I was curious though. Why 30 minutes? Why draw the line there, specifically?

“The game costs 10$ and minimum wage in British Columbia, where [my wife] Sarah and I are from, is 10$ an hour,” Northway explained to me. “But I don’t want to pay my players minimum wage so I figured I’d pay them 20$ an hour and require half an hour of work. In practice most people put in more than half an hour, though. A couple people have thanked me for giving them a reason to sit down and make something, generally they have been really wonderful.”

Struggling Indie Sells His Game For Art Instead Of Money

Art: Jodediah Holems

Northway further said that skill level doesn’t matter. Even if you’ve never lifted a paint brush or touched a writer’s quill, your art won’t fail the test. On the Art To Play website, Northway specified that he simply wants, “a drawing, painting, short story, sculpture or a picture or anything that is rad.”

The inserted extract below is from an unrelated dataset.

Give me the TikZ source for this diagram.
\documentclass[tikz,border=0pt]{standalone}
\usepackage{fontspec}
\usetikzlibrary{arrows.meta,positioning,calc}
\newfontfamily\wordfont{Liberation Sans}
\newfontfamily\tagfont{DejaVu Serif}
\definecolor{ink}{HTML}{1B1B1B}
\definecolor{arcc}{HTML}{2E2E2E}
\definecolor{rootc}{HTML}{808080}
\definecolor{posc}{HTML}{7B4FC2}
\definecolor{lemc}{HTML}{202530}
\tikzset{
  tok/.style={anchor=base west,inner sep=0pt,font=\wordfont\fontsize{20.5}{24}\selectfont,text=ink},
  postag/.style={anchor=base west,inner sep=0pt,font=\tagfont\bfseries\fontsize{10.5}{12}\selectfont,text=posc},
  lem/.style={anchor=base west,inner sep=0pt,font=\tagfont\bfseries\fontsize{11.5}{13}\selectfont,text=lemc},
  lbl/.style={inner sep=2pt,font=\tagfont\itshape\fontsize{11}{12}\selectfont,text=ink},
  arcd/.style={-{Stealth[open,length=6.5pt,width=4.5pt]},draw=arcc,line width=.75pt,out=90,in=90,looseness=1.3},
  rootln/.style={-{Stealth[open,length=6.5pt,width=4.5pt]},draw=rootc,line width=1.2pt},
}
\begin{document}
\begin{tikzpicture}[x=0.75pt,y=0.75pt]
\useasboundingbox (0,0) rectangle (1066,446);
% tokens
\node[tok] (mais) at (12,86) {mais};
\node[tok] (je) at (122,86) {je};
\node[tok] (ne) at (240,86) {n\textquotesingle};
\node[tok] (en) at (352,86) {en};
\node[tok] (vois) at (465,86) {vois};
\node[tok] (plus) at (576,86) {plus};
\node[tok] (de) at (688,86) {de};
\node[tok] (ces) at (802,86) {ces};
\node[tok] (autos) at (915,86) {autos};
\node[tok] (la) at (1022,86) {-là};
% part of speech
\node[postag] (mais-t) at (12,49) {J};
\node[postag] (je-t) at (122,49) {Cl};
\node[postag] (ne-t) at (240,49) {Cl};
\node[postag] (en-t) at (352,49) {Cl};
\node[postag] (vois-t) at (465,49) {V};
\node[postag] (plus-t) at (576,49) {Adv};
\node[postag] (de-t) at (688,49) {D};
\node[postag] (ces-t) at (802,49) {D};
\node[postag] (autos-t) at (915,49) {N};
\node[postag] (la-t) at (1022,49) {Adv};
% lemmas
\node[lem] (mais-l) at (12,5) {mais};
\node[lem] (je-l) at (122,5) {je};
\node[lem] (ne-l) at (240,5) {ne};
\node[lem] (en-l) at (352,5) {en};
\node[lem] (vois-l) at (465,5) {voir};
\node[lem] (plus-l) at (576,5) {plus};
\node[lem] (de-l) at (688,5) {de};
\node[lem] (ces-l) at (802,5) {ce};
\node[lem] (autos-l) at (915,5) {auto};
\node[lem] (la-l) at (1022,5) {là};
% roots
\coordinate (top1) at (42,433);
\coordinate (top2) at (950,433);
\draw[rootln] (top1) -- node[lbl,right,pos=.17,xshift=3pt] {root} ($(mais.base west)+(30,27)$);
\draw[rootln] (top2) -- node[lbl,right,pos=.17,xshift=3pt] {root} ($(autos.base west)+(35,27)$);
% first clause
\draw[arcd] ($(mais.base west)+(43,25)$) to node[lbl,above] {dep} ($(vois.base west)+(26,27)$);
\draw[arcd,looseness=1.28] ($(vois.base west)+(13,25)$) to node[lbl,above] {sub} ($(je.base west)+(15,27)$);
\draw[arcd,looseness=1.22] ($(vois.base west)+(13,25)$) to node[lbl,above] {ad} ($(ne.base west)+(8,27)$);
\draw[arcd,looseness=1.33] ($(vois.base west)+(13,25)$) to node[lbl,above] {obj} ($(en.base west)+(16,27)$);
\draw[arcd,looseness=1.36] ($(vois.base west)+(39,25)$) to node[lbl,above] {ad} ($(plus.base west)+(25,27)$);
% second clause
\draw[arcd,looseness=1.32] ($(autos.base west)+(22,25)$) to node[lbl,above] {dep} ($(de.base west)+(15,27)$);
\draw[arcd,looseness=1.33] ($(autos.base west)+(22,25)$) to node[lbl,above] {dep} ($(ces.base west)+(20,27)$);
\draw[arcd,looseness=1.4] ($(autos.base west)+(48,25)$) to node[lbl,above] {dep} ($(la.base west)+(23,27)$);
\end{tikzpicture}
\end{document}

Admittedly, it’s not gonna turn Deep Under The Sky into the next Call of Duty — with buses, billboards, and buildings proudly wreathed in bioluminescent jelly glow — but Northway says receiving art from players has been helpful in other ways after a rather dismal launch.

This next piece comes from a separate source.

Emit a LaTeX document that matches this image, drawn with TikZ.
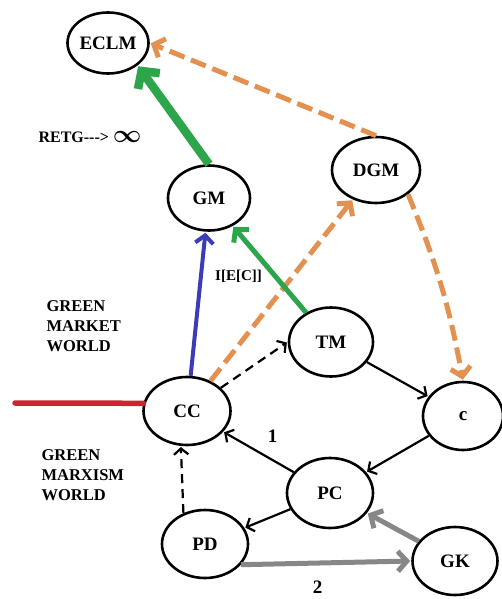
\documentclass[tikz,border=0pt]{standalone}
\usepackage{fontspec}
\setmainfont{Liberation Serif}
\usetikzlibrary{shapes.geometric,arrows.meta}

\definecolor{redline}{RGB}{208,35,50}
\definecolor{bluearrow}{RGB}{60,60,185}
\definecolor{greenarrow}{RGB}{45,165,75}
\definecolor{orangearrow}{RGB}{226,145,80}
\definecolor{grayarrow}{RGB}{135,135,135}

\begin{document}
\begin{tikzpicture}[x=1pt,y=1pt,>={Straight Barb[length=4pt 1,width=10pt 2]},
  world node/.style={ellipse,draw,line width=2.6pt,minimum width=86pt,minimum height=68pt,inner sep=0pt,font=\fontsize{19}{22}\selectfont\bfseries},
  side text/.style={align=left,anchor=west,font=\fontsize{16.5}{20}\selectfont\bfseries},
  trans/.style={->,line width=2.2pt,shorten >=1pt},
  blue arrow/.style={draw=bluearrow,line width=4pt},
  green arrow/.style={draw=greenarrow,line width=5pt},
  orange arrow/.style={draw=orangearrow,line width=5pt,dash pattern=on 16pt off 7pt},
  gray arrow/.style={draw=grayarrow,line width=5pt},
  black dash/.style={dash pattern=on 9pt off 6pt}]

  \useasboundingbox (0,0) rectangle (502,-599);

  \node[world node,minimum width=81pt,minimum height=61pt] (ECLM) at (108,-43) {ECLM};
  \node[world node,minimum width=82pt,minimum height=65pt] (GM) at (209,-198) {GM};
  \node[world node,minimum width=88pt,minimum height=66pt] (DGM) at (376,-170) {DGM};
  \node[world node,minimum width=84pt,minimum height=69pt] (TM) at (331,-342) {TM};
  \node[world node,minimum width=80pt] (c) at (463,-416) {c};
  \node[world node,minimum width=87pt] (CC) at (187,-411) {CC};
  \node[world node,minimum height=70pt] (PC) at (330,-493) {PC};
  \node[world node] (PD) at (205,-544) {PD};
  \node[world node,minimum width=85pt] (GK) at (455,-561) {GK};

  \node[side text] (market) at (43,-326) {GREEN\\MARKET\\WORLD};
  \node[side text] (marxism) at (38,-475) {GREEN\\MARXISM\\WORLD};
  \node[side text,font=\fontsize{16}{18}\selectfont\bfseries] (retg) at (35,-137)
    {RETG-{}-{}-> {\fontsize{32}{32}\selectfont\boldmath$\infty$}};

  \coordinate (redend) at (15,-403);
  \draw[redline,line width=5.5pt,line cap=round] (redend) -- (CC.170);

  \path[trans]
    (CC) edge[blue arrow] node[right=9pt,pos=0.69,font=\fontsize{15}{18}\selectfont\bfseries] {I[E[C]]} (GM)
    (CC) edge[orange arrow] (DGM)
    (CC) edge[black dash] (TM.west)
    (GM.north) edge[green arrow,line width=8.5pt] (ECLM.south east)
    (TM) edge[green arrow] (GM)
    (DGM.north) edge[orange arrow] (ECLM.east)
    (DGM.south east) edge[orange arrow,bend left=6] (c.north)
    (TM) edge (c)
    (c) edge (PC)
    (PC) edge node[above right=5pt,font=\fontsize{19}{22}\selectfont\bfseries] {1} (CC)
    (PC) edge (PD)
    (PD.125) edge[black dash] (CC.260)
    (PD.-30) edge[gray arrow] node[below=12pt,pos=0.45,font=\fontsize{19}{22}\selectfont\bfseries] {2} (GK.west)
    (GK) edge[gray arrow] (PC);
\end{tikzpicture}
\end{document}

The game, while quite good, hasn’t really caught on. That’s put a lot of extra pressure on Northway, who experienced “one of the saddest times of my life” when build-a-creature puzzler Incredipede flopped initially. It later made it onto Steam and mobile and gained a bigger audience, but the early goings were rough.

Struggling Indie Sells His Game For Art Instead Of Money

Picture: Sean Keeton

It’s hard for Northway to get over a feeling of grim deja vu here. He chalks it up to his own failure to market the game particularly well (there was an ARG… that, like, four people played) and an art style that some might find intimidating.

“I think people see the art and get scared,” he explained to me, “like it’s going to be this super weird mentally challenging game and are intimidated. Thing is, it’s [actually] this zen game about flowing through the clouds of Venus as a jellyfish. It’s designed to pull you into a nice flow state and just keep you there through the whole game. It’s a nice mellow drug trip with a lot of hallucinogenic visuals.”

Admittedly, seeing tens of other pieces of wildly different, equally out-there art associated with the game might further confuse some people, but it sure looks nice.

Struggling Indie Sells His Game For Art Instead Of Money

Picture: Lisa and Till

Northway, meanwhile, has begun to wonder if changing his own art might not be such a bad idea.

“I’ve actually been thinking about cloning my own game,” he said to me. “Like, giving it super boring iOS style cartoony graphics. I got a quote from a game art company in India: 5k to re-art the whole game in Angry Birds style.”

“We probably won’t do it though. I think it would be too painful to have a version of our beautiful game walking around wearing a cheap Angry Birds Halloween mask.”

Through it all, though, seeing other people’s art has helped Northway keep his head above water even as a tiny, furious rain cloud storms over it.

“I knew pretty early that our sales weren’t very good but the Art to Play stuff was coming in and that felt amazing,” Northway said. “If all I wanted was money I’d be writing banking software. The Art to Play stuff is so creatively validating. People are engaging with the art and the way the game moves and putting their own spin on it. It feels amazing to get this stuff. It makes my life so much better.”

Struggling Indie Sells His Game For Art Instead Of Money

Art: Creative Brainiac

And while that won’t foot the bills or let Northway and co-creator Rich Edwards add new modes to the game (which they want to, but sadly can’t), it’s something. Something small but triumphant in its own way.

“It’s frustrating,” Northway confessed. “People just aren’t paying for it. I’m not bitter about it, though. You have to try stuff, you have to always be experimenting.”